One other point, growing production does not mean your business is growing. Going back to my construction business, I can build 5 houses a year by myself. However, if I decide to build 6 houses, I will make less because of the overhead I need to add to handle the added business. It comes down to that I need to build 8 houses a year to make the same amount I made building 5.
Now if the market can't handle me building 8 houses a year, my best option for growth is to continue with 5 houses and grow through controlling overhead.
Expectations for manufacturing PMI was 50.1, so it was a slight beat. Better yet, it beat the HSBC survey. The reason for that is the HSBC is a survey of small to medium businesses were as the official PMI brings in large and government owned businesses which provides a better view of the Chinese economy. Sometimes I think the HSBC survey has another agenda that benefits their clients.
Mich. State University has a great site that outlines shipping on the Great Lakes and explains how rail shipments deal with waterways that are closed to ice. It is a great source of how iron ore is shipped year around on the Lakes.
"In winter, when the Soo Locks are shut down, taconite pellets move out of the mining region by rail to the port in Escanaba, which is open to shipping year-round."

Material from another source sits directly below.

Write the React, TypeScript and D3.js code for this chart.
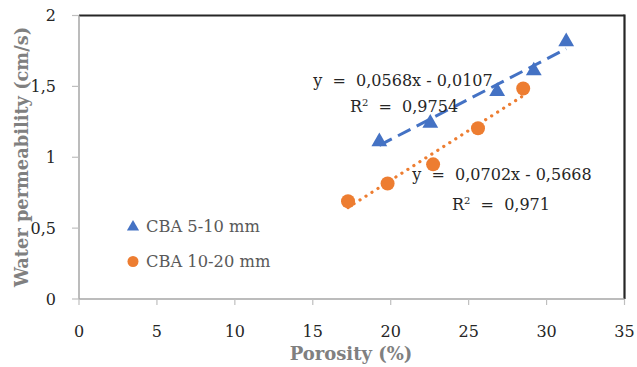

The current record cold has an impact, but does not stop the flow of iron ore to the mills to meet their demand (which is low due to the season).
Think about it this way, if CLF continues to retire debt at the same rate they did in 2013, they will GROW profits by $30 million a year. Growth like this comes from reducing overhead which is key to maximize profits, even if demand for iron ore remains flat. Also, you need to understand the concept of the marginal cost of increasing production.
The company pretty much laid out their plan.
1. Paid off their revolving credit in 2013 Q4.
2. Plan to grow cash in 2014 by $600 million, which will give them close to $1 billion.
3. Once their cash position is well established they can pay off the first bond that is due in 2018 anytime, then they can once again concentrate on growth. My guess is they will start paying off their long term bonds in 2015 and retire the last bond in 2020.